An investigation revealed the fact that Hayes and Foute as well as one or two other who had died in similar manner, had been attacked shortly visiting Mountain Homes, other victims had also been seen in Mountain Home just prior to their sudden illness. On further investigation it developed that the victims had in all cases taken a drink of whisky before the attack. The discovery seemed to settle the fact the poisonous whisky was the cause of the deaths, but there is no saloon at Mountain Home, and the source from which the whisky comes is a mystery. It is thought that a “blind tiger” is dispensing poison whisky, but whether it be through ignorance or with murderous intent is not known, and this doubt has added to the excitement. A bottle containing a small quantity of the stuff has been sent to St. Louis for an expert examination by a chemist. No one seems to know where it came from and determined effort is being made to discover who is responsible.
 End of Article

One of the gentlemen that was documented in this story was Dr. Jeremiah Brady Simpson.
Dr. J. B. Simpson was born the 12th of March, 1851, and passed away 3rd of January, 1899. He is buried in the Mountain Home Cemetery in Baxter County, Arkansas. Dr.  Simpson was the son of John Wilson and Sarah "Sallie" (Murphy) Simpson. He practiced medicine for three years in Ozark County, Missouri; then in 1876, he established a practice in Mountain Home, Arkansas, in partnership with Dr. A.J. Brewer. He later entered into partnership with his brother, Dr. Joseph T. Simpson, and Dr. R.C. Wallis.

Although his gravestone says he died on the 30th December, 1898, Mary Ann Messick, in The History of Baxter County, stated he died suddenly on the 3rd January, 1899. She notes that his obituary in the North Arkansas News begins with the statement "Never before was the entire community so shocked, as it was last Saturday morning, when the word was mournfully passed from lip to lip -- Dr. J.B. Simpson is dead." The day before that Saturday in January, 1899, was January 3rd. The 30th of December ,1898, was a Tuesday. 

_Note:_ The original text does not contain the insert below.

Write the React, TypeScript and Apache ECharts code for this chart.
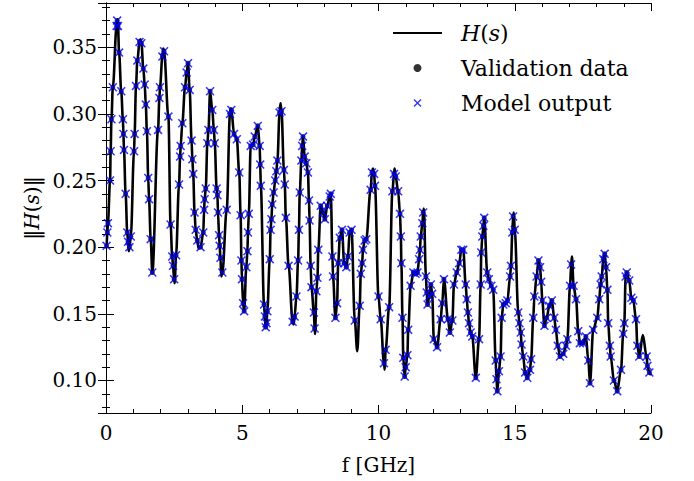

His grave-site can be found at these two links.
        

Works Cited:
“Blind Pig Whiskey.” The Cambridge Jeffersonian, Cambridge, Ohio (19 Jan., 1899) 2. Access Newspaper Archive. Donald W. Reynolds Library, Mountain Home, AR. 15 Nov., 2010. http://access.newspaperarchive.com/.
“Blind Tiger Running.”  The Butte Weekly Miner (18 Jan., 1899) 14. Access Newspaper Archive. Donald W. Reynolds Library, Mountain Home, AR. 15 Nov., 2010. http://access.newspaperarchive.com/.
“Drank Blind Pig Whisky.” Aberdeen Daily News (18 Jan., 1899) 1. Access Newspaper Archive. Donald W. Reynolds Library, Mountain Home, AR. 15 Nov., 2010. http://access.newspaperarchive.com/.
Messick, Mary Ann, (1973). History of Baxter County: Centennial Edition 1873-1973. (44). Mountain Home Chamber of Commerce. International Graphics, Little Rock, AR.   
“Poisoning by Wholesale.” Omaha World Herald (17 Jan., 1899) 1. Access Newspaper Archive. Donald W. Reynolds Library, Mountain Home, AR. 15 Nov., 2010. http://access.newspaperarchive.com/.
“Poison in Whiskey.”  Kansas Semi-Weekly Capital (17 Jan., 1899) 1. Access Newspaper Archive. Donald W. Reynolds Library, Mountain Home, AR. 15 Nov., 2010. http://access.newspaperarchive.com/.
“Simpson, Jeremiah Brady.” Arkansas Gravestones Project. http://agp.arkansasgravestones.org/ .
“Simpson, Jeremiah Brady.” Find A Grave  # 19218191.  http://www.findagrave.com/.     

1 comment:

Allison Kirkpatrick said...

Dr. Simpson was my Great-great Grandfather. My Granfather's Mother was Gertrude... I had no idea that he had died that way!! Very interesting, and thank you for sharing that!